Saturday, September 30, 2006

Snapshot: Barred From Entry

Someone apparently tried to force this door to a tiny church on the Kyrenia coast. Were they after icons?

I spent one Sunday with the Maronites. They are Catholics belonging to an Eastern Rite that’s based in Lebanon; but they’ve long had a toehold in Cyprus—which is just off of the Lebanese coast—dating back a thousand years or more. All four of the historic Maronite Cypriot villages are in the Turkish- controlled part of the island now. First my hosts, who live on the Greek side of the island, took me to Sunday mass in a Maronite church that’s now
in the middle of a Trukish Army base. They are allowed to enter the base on Sundays to celebrate mass in this church, and to visit a little old Maronite lady who still lives in the army camp. Naturally, before we entered the camp, our car had to pass an inspection by Turkish soldiers, who then smiled and waved us through. One of them said, in perfectly American-accented English, “Have a nice day.” The mass was given in Arabic, Greek and Syriac, which is a dialect of Aramaic. Afterwards, we sat drinking tea in the shade of the porch, where from time to time, a young Turkish soldier passed through our small gathering of white-haired Maronite ladies.

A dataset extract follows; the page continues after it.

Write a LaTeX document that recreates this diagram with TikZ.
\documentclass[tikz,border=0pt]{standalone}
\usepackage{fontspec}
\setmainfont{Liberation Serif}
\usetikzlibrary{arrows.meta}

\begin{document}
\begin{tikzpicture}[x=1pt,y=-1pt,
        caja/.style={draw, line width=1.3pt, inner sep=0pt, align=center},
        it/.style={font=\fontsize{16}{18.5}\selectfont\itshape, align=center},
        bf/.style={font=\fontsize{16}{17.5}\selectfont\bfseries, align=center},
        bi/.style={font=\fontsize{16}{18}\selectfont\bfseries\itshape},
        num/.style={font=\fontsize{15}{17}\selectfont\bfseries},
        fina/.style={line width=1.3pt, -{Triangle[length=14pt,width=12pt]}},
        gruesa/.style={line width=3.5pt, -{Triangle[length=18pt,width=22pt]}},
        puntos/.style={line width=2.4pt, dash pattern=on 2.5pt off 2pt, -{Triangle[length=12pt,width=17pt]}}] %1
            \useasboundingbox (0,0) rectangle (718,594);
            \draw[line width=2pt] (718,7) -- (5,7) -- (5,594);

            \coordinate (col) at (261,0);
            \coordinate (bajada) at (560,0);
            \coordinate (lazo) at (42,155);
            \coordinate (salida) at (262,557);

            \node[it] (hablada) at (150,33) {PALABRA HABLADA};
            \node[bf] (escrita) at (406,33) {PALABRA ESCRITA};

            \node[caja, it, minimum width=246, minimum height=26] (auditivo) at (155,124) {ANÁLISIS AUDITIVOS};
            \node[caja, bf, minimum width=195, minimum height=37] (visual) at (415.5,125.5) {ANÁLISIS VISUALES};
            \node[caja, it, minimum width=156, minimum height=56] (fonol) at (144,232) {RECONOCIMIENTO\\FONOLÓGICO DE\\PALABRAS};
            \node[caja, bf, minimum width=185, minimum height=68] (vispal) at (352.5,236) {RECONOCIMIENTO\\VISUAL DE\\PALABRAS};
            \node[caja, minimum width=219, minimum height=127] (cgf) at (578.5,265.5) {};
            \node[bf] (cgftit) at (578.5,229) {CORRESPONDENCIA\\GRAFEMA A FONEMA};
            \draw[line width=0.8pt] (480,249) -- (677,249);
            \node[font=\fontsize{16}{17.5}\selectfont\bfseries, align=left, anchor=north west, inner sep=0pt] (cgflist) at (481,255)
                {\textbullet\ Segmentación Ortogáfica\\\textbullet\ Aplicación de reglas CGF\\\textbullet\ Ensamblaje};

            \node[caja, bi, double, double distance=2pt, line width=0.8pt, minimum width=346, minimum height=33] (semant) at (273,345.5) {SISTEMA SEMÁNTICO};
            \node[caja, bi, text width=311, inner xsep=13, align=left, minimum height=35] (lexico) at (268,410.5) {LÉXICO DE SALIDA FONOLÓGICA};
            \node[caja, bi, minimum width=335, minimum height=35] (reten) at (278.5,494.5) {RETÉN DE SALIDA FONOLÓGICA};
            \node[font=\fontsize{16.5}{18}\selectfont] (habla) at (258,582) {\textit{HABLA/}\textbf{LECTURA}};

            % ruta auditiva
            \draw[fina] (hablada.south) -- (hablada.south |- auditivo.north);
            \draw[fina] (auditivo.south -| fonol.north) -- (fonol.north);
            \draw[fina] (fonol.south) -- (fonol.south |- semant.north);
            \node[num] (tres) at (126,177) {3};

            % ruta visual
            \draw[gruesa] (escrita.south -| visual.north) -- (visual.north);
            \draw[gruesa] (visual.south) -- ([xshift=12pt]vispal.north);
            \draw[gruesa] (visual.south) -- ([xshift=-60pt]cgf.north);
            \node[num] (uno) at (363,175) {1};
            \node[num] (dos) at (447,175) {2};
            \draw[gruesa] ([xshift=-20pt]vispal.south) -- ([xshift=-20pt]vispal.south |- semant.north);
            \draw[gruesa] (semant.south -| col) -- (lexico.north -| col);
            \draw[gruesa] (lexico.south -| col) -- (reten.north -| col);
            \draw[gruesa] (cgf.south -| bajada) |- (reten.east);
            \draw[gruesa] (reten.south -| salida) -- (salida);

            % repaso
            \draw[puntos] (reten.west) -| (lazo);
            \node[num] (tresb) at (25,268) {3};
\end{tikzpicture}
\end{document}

Then we left the army camp and drove a few miles down the road to Kormakitis, the largest of the traditional Maronite villages in Cyprus. It’s a shambles now, with a few elderly Maronites living in rundown houses. By last summer, the residents had dwindled to 110—most of them over 70 years old—down from a population that they estimated had peaked at almost 1500 before the 1974 war. The villagers told me that the authorities on the Turkish side required them to fly the Turkish and Turkish Cypriot flags that I saw waving over the village cafe; and that when they tried to fly a Lebanese flag, which they consider their spiritual homeland, they were ordered to take it down. But they had more prosaic problems. This was a steamy July afternoon—when temperatures in Cyprus routinely top 40 degrees Celcius, or 105 Fahrenheit— and the villagers said that they hadn’t had running water for a week.

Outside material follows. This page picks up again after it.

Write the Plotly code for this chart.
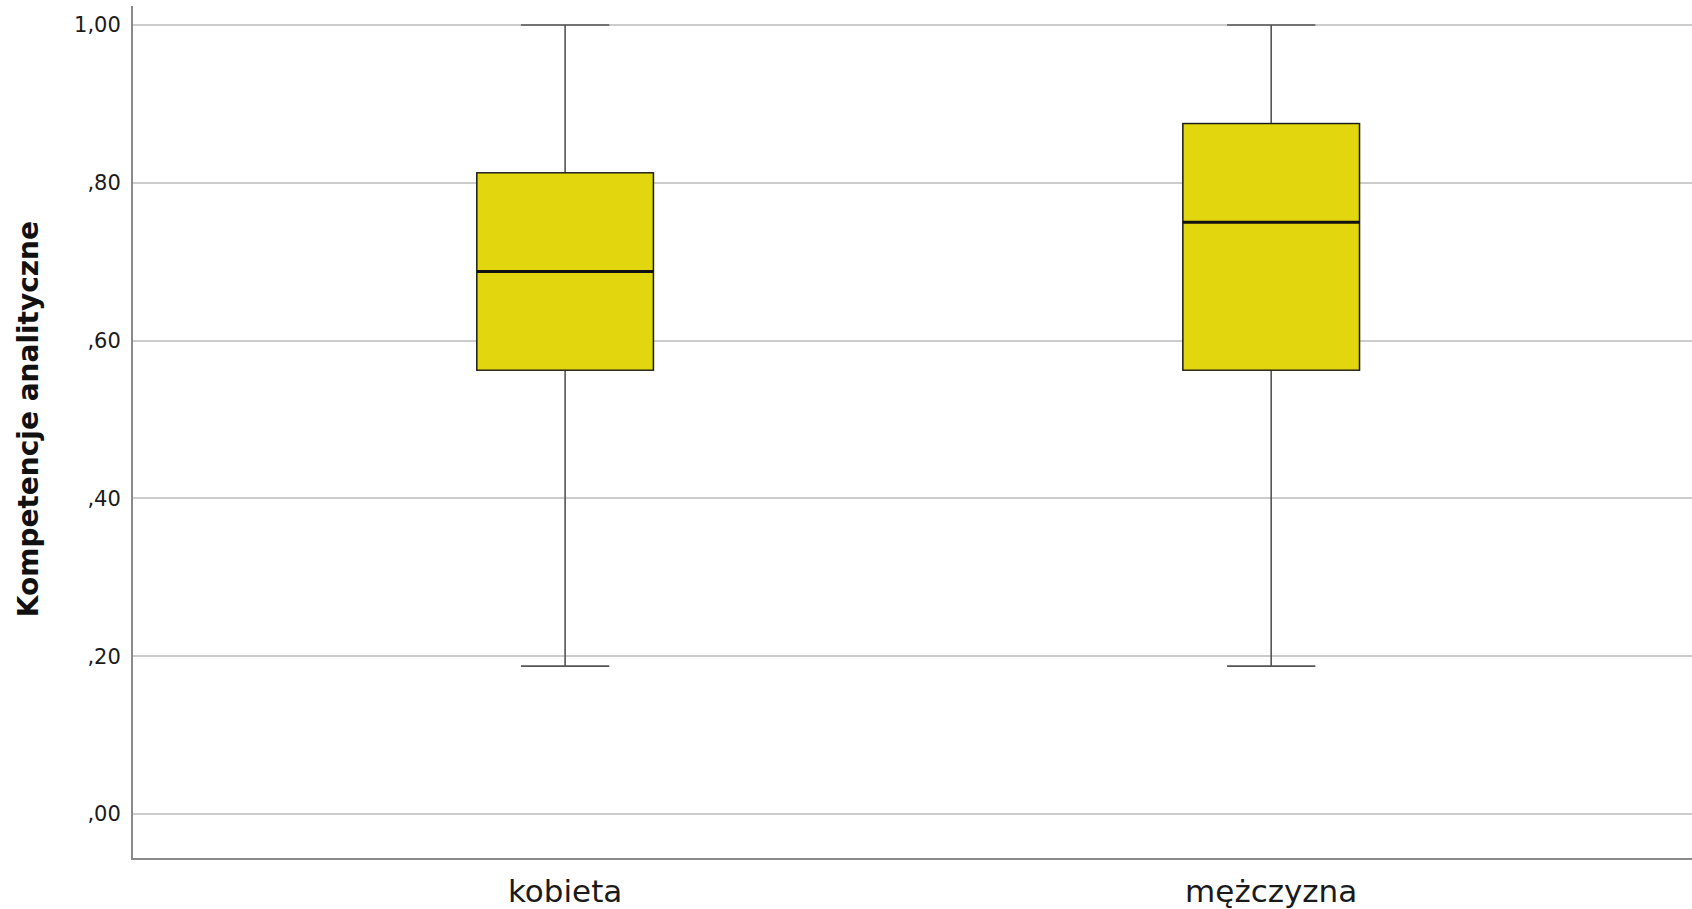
import plotly.graph_objects as go

categories = ["kobieta", "mężczyzna"]
lower_whisker = [0.1875, 0.1875]
q1 = [0.5625, 0.5625]
median = [0.6875, 0.75]
q3 = [0.8125, 0.875]
upper_whisker = [1.0, 1.0]
y_tickvals = [0.0, 0.2, 0.4, 0.6, 0.8, 1.0]
y_ticktext = [",00", ",20", ",40", ",60", ",80", "1,00"]
y_title = "Kompetencje analityczne"

pos = list(range(len(categories)))
box_w = 0.25
fill = "#E2D70E"

fig = go.Figure()
# whiskers (gray)
fig.add_trace(go.Box(
    x=pos, q1=q1, median=median, q3=q3,
    lowerfence=lower_whisker, upperfence=upper_whisker,
    width=box_w, whiskerwidth=0.5, fillcolor=fill,
    line=dict(color="#555555", width=1.6), boxpoints=False,
    hoverinfo="skip", showlegend=False))
# box body (black outline)
fig.add_trace(go.Box(
    x=pos, q1=q1, median=median, q3=q3,
    lowerfence=q1, upperfence=q3,
    width=box_w, whiskerwidth=0, fillcolor=fill,
    line=dict(color="#1a1a1a", width=1.4), boxpoints=False,
    hoverinfo="skip", showlegend=False))
# thicker median line
mx, my = [], []
for p, m in zip(pos, median):
    mx += [p - box_w / 2, p + box_w / 2, None]
    my += [m, m, None]
fig.add_trace(go.Scatter(x=mx, y=my, mode="lines",
                         line=dict(color="#111111", width=3),
                         hoverinfo="skip", showlegend=False))

fig.update_layout(
    width=1692, height=909,
    margin=dict(l=133, r=0, t=6, b=51),
    plot_bgcolor="white", paper_bgcolor="white",
    boxmode="overlay",
    font=dict(family="DejaVu Sans", color="#1a1a1a"),
    annotations=[dict(
        text=y_title, xref="paper", yref="paper",
        x=-105 / 1559, y=0.515, xanchor="center", yanchor="middle",
        textangle=-90, showarrow=False,
        font=dict(size=28, family="DejaVu Sans", color="#111111", weight="bold"))],
)
fig.update_xaxes(
    range=[-0.612, 1.596], tickvals=pos, ticktext=categories,
    showgrid=False, zeroline=False, showline=True,
    linecolor="#8a8a8a", linewidth=2, ticks="", ticklen=0,
    ticklabelstandoff=5,
    tickfont=dict(size=31, family="DejaVu Sans", color="#1a1a1a"),
)
fig.update_yaxes(
    range=[-0.0557, 1.024], tickvals=y_tickvals, ticktext=y_ticktext,
    showgrid=True, gridcolor="#cccccc", gridwidth=1.6,
    zeroline=False, showline=True, linecolor="#8a8a8a", linewidth=2,
    ticks="", ticklen=0, ticklabelstandoff=6,
    tickfont=dict(size=21, family="DejaVu Sans", color="#1a1a1a"),
)

fig.write_html("out.html", config={"displayModeBar": False},
               post_script="document.body.style.margin='0';")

During the most intense heat of the afternoon, we sipped coffee on the verandah of the village cafe. Then we went on a driving tour of the nearby coastline. They talked excitedly about showing me “the little church by the sea.” Most of the Kyrenia coastline is quite rugged, but intermittently, we spotted rows of starched-white vacation villas that were under construction. The Turkish side of Cyprus is in the midst of a building boom, a free-for-all that some Cypriots attribute to the demise of the Annan Plan, which would have returned some properties on the Turkish side of the island to their former Greek Cypriot owners.

We finally reached “the little church by the sea.” Indeed, it lived up to its name. It was barely larger than a toolshed, and nestled in a rocky coastal promontory. The red door that you see pictured above was the sole entrance to the church. It clearly bears the marks of an attempted break-in. One of my Maronite hosts grimmaced. “They tried to break into the church,” he said. “It wasn’t like this before.” I asked him why anyone would try to break into such a modest structure. He shrugged. “They think there might be icons.” Surely, I thought that after 30 years this church, which wasn’t much bigger than a closet, must have been picked over long ago.

So I took this photograph, and we returned to the car—feeling hot, sweaty, and a bit deflated.